SUPPLIED MATERIAL –
☆ ☆ ☆

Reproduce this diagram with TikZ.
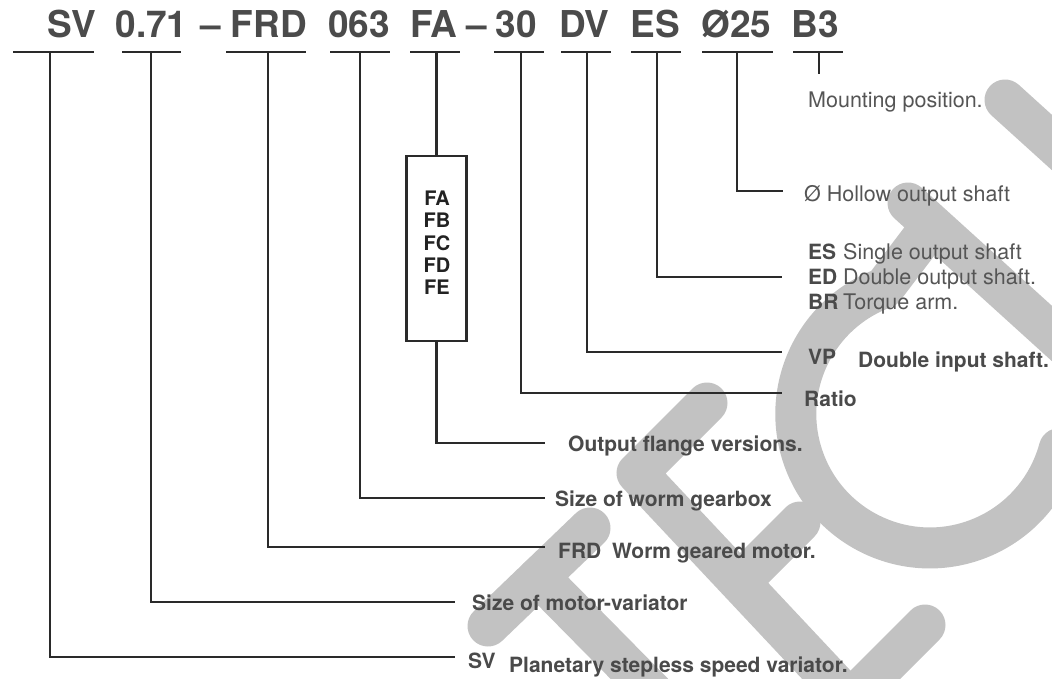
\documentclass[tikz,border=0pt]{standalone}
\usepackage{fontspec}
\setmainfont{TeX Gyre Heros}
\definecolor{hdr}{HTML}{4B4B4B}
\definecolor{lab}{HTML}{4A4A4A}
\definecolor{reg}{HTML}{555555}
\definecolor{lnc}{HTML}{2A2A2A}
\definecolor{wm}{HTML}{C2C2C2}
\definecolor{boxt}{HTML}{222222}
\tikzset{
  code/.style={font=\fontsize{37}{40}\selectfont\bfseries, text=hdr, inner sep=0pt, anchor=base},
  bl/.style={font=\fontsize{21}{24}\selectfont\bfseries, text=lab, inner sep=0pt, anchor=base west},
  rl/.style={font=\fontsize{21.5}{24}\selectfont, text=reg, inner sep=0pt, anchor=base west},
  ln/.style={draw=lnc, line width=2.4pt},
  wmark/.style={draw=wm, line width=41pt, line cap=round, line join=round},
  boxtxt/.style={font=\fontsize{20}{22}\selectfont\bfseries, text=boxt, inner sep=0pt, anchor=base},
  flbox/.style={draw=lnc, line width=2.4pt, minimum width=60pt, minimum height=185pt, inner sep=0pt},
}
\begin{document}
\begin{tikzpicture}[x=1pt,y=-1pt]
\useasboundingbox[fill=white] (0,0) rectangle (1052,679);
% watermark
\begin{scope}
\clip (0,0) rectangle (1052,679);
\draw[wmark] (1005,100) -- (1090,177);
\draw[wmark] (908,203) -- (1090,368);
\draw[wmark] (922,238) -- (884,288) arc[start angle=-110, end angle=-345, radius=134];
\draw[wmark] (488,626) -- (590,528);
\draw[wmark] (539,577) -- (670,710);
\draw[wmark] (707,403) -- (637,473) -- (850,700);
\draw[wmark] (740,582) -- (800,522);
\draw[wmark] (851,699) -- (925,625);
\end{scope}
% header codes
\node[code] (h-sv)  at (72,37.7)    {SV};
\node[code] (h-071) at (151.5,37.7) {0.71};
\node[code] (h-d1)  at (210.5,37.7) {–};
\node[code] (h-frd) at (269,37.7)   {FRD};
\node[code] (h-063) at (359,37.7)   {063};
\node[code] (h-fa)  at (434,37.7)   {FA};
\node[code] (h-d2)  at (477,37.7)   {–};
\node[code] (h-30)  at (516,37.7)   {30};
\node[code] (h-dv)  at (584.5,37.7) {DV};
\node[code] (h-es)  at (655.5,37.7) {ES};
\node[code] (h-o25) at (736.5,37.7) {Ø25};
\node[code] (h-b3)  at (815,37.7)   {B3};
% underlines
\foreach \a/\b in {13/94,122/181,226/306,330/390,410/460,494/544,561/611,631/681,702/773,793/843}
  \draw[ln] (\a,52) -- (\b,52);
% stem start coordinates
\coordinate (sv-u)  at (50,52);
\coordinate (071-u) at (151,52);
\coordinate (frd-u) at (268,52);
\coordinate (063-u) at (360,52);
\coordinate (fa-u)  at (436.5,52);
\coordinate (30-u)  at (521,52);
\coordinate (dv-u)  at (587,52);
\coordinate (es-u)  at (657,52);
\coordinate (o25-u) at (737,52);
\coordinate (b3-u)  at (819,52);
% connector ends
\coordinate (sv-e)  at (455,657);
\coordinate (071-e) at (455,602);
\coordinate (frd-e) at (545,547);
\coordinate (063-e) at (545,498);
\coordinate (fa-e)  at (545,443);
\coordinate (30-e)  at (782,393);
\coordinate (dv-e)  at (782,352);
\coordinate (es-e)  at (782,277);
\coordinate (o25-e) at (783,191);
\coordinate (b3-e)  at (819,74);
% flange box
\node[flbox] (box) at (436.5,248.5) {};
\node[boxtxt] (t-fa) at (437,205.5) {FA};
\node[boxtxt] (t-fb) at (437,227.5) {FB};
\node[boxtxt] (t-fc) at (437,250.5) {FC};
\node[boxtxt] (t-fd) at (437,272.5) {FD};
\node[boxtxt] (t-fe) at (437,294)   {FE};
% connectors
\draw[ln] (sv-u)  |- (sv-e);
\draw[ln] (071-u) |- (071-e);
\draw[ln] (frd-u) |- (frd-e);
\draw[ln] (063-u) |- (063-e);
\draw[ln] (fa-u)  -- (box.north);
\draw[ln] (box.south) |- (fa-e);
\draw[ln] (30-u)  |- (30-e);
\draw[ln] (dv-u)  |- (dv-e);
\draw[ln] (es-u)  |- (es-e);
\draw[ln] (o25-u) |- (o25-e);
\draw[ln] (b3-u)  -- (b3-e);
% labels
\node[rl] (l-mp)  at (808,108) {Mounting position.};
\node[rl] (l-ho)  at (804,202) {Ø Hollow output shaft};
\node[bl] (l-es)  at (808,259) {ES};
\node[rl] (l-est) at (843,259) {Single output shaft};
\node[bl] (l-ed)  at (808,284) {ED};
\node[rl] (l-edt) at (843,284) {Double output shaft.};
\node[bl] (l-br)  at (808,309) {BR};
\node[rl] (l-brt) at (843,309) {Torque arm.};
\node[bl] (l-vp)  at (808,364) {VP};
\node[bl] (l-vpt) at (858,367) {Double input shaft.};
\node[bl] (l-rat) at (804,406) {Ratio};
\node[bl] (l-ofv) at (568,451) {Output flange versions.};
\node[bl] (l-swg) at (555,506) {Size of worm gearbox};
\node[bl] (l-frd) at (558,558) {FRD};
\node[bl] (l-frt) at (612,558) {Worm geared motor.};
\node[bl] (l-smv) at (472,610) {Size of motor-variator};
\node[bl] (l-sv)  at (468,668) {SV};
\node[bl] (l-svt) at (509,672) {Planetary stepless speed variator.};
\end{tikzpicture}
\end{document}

☆ ☆ ☆

INSTRUCTIONS TO FOLLOW –
Give every line back word for word and leave the pictures out.

WRITTEN ANSWER –
Reproduce this diagram with TikZ.
\documentclass[tikz,border=0pt]{standalone}
\usepackage{fontspec}
\setmainfont{TeX Gyre Heros}
\definecolor{hdr}{HTML}{4B4B4B}
\definecolor{lab}{HTML}{4A4A4A}
\definecolor{reg}{HTML}{555555}
\definecolor{lnc}{HTML}{2A2A2A}
\definecolor{wm}{HTML}{C2C2C2}
\definecolor{boxt}{HTML}{222222}
\tikzset{
  code/.style={font=\fontsize{37}{40}\selectfont\bfseries, text=hdr, inner sep=0pt, anchor=base},
  bl/.style={font=\fontsize{21}{24}\selectfont\bfseries, text=lab, inner sep=0pt, anchor=base west},
  rl/.style={font=\fontsize{21.5}{24}\selectfont, text=reg, inner sep=0pt, anchor=base west},
  ln/.style={draw=lnc, line width=2.4pt},
  wmark/.style={draw=wm, line width=41pt, line cap=round, line join=round},
  boxtxt/.style={font=\fontsize{20}{22}\selectfont\bfseries, text=boxt, inner sep=0pt, anchor=base},
  flbox/.style={draw=lnc, line width=2.4pt, minimum width=60pt, minimum height=185pt, inner sep=0pt},
}
\begin{document}
\begin{tikzpicture}[x=1pt,y=-1pt]
\useasboundingbox[fill=white] (0,0) rectangle (1052,679);
% watermark
\begin{scope}
\clip (0,0) rectangle (1052,679);
\draw[wmark] (1005,100) -- (1090,177);
\draw[wmark] (908,203) -- (1090,368);
\draw[wmark] (922,238) -- (884,288) arc[start angle=-110, end angle=-345, radius=134];
\draw[wmark] (488,626) -- (590,528);
\draw[wmark] (539,577) -- (670,710);
\draw[wmark] (707,403) -- (637,473) -- (850,700);
\draw[wmark] (740,582) -- (800,522);
\draw[wmark] (851,699) -- (925,625);
\end{scope}
% header codes
\node[code] (h-sv)  at (72,37.7)    {SV};
\node[code] (h-071) at (151.5,37.7) {0.71};
\node[code] (h-d1)  at (210.5,37.7) {–};
\node[code] (h-frd) at (269,37.7)   {FRD};
\node[code] (h-063) at (359,37.7)   {063};
\node[code] (h-fa)  at (434,37.7)   {FA};
\node[code] (h-d2)  at (477,37.7)   {–};
\node[code] (h-30)  at (516,37.7)   {30};
\node[code] (h-dv)  at (584.5,37.7) {DV};
\node[code] (h-es)  at (655.5,37.7) {ES};
\node[code] (h-o25) at (736.5,37.7) {Ø25};
\node[code] (h-b3)  at (815,37.7)   {B3};
% underlines
\foreach \a/\b in {13/94,122/181,226/306,330/390,410/460,494/544,561/611,631/681,702/773,793/843}
  \draw[ln] (\a,52) -- (\b,52);
% stem start coordinates
\coordinate (sv-u)  at (50,52);
\coordinate (071-u) at (151,52);
\coordinate (frd-u) at (268,52);
\coordinate (063-u) at (360,52);
\coordinate (fa-u)  at (436.5,52);
\coordinate (30-u)  at (521,52);
\coordinate (dv-u)  at (587,52);
\coordinate (es-u)  at (657,52);
\coordinate (o25-u) at (737,52);
\coordinate (b3-u)  at (819,52);
% connector ends
\coordinate (sv-e)  at (455,657);
\coordinate (071-e) at (455,602);
\coordinate (frd-e) at (545,547);
\coordinate (063-e) at (545,498);
\coordinate (fa-e)  at (545,443);
\coordinate (30-e)  at (782,393);
\coordinate (dv-e)  at (782,352);
\coordinate (es-e)  at (782,277);
\coordinate (o25-e) at (783,191);
\coordinate (b3-e)  at (819,74);
% flange box
\node[flbox] (box) at (436.5,248.5) {};
\node[boxtxt] (t-fa) at (437,205.5) {FA};
\node[boxtxt] (t-fb) at (437,227.5) {FB};
\node[boxtxt] (t-fc) at (437,250.5) {FC};
\node[boxtxt] (t-fd) at (437,272.5) {FD};
\node[boxtxt] (t-fe) at (437,294)   {FE};
% connectors
\draw[ln] (sv-u)  |- (sv-e);
\draw[ln] (071-u) |- (071-e);
\draw[ln] (frd-u) |- (frd-e);
\draw[ln] (063-u) |- (063-e);
\draw[ln] (fa-u)  -- (box.north);
\draw[ln] (box.south) |- (fa-e);
\draw[ln] (30-u)  |- (30-e);
\draw[ln] (dv-u)  |- (dv-e);
\draw[ln] (es-u)  |- (es-e);
\draw[ln] (o25-u) |- (o25-e);
\draw[ln] (b3-u)  -- (b3-e);
% labels
\node[rl] (l-mp)  at (808,108) {Mounting position.};
\node[rl] (l-ho)  at (804,202) {Ø Hollow output shaft};
\node[bl] (l-es)  at (808,259) {ES};
\node[rl] (l-est) at (843,259) {Single output shaft};
\node[bl] (l-ed)  at (808,284) {ED};
\node[rl] (l-edt) at (843,284) {Double output shaft.};
\node[bl] (l-br)  at (808,309) {BR};
\node[rl] (l-brt) at (843,309) {Torque arm.};
\node[bl] (l-vp)  at (808,364) {VP};
\node[bl] (l-vpt) at (858,367) {Double input shaft.};
\node[bl] (l-rat) at (804,406) {Ratio};
\node[bl] (l-ofv) at (568,451) {Output flange versions.};
\node[bl] (l-swg) at (555,506) {Size of worm gearbox};
\node[bl] (l-frd) at (558,558) {FRD};
\node[bl] (l-frt) at (612,558) {Worm geared motor.};
\node[bl] (l-smv) at (472,610) {Size of motor-variator};
\node[bl] (l-sv)  at (468,668) {SV};
\node[bl] (l-svt) at (509,672) {Planetary stepless speed variator.};
\end{tikzpicture}
\end{document}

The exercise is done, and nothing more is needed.